Surviving the Slashdot Effect

2007/01/08 By Rob Leave a Comment

You wake up one morning, check your email and what do you see? Fifty comments in your moderation queue awaiting approval. Hmmm… You then check your server stats and see that 500 people have hit your blog in the last 5 minutes. Hmmm… You check the referral’s and see that they are all coming from a familiar site.

Congratulations, you’re on Slashdot. But will your site survive the Slashdot Effect, or will it be a casualty of the day’s load? What do you do now? What can you do?

Here’s some things to consider, based on my experience last Friday when I had a 50,000-page day.

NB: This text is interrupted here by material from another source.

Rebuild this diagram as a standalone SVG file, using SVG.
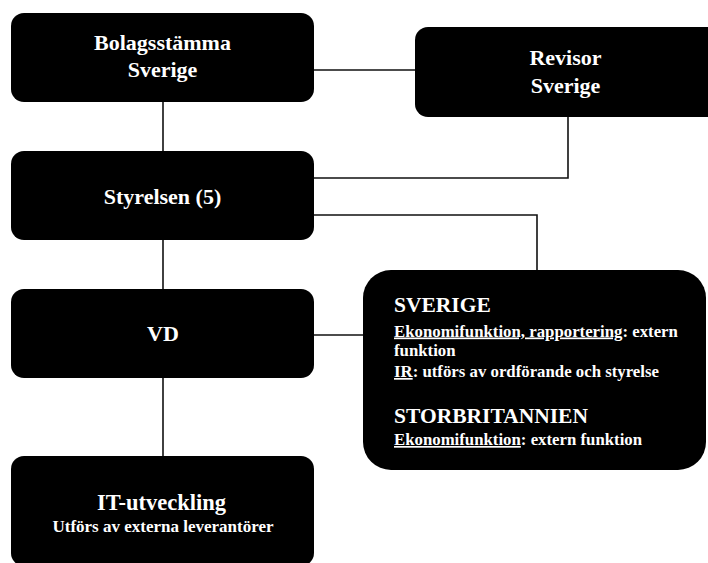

  1. If you have it, turn off comment moderation for the day. Comments will come in faster than you can approve them and you likely already have a backlog.
  2. Download the server logs and see what your bandwidth use is for the day so far. While that is processing, check with your host to see what your bandwidth quota is. Have a credit card handy in case you need to quickly upgrade.
  3. A look at the comments on Slashdot indicated that some were experiencing slow response time. So I simplified the page and took out some extraneous images from the side bar. From the logs I had downloaded earlier it was clear that a good percentage of users were going to the blog’s home page after reading the post. So I simplified that page as well, having it show only the last 5 post rather than the last 20. This improved response time as well as reduced the bandwidth requirements.
  4. I’m sure you’re familiar with Linus’s Law, as stated by Eric Raymond: “Given enough eyeballs all bugs are shallow”. This applies to prose as well as to code. So it is a good time to proofread your post and make sure spelling and usage are correct, that all the links work, that quotes and ideas are correct attributed, etc. With 50,000 readers today, even the smallest error will be noticed by 100’s of them.
  5. Since your post will now be in front of many more people, including those who have not been following the topic closely, you might want to add some links to background information.
  6. Do a quick security audit. Do you have reasonably complex passwords for your server accounts? Have you changed them recently?

I’d be interested in hearing what advice others have for how to quickly up-armor your site when sudden load surges occur.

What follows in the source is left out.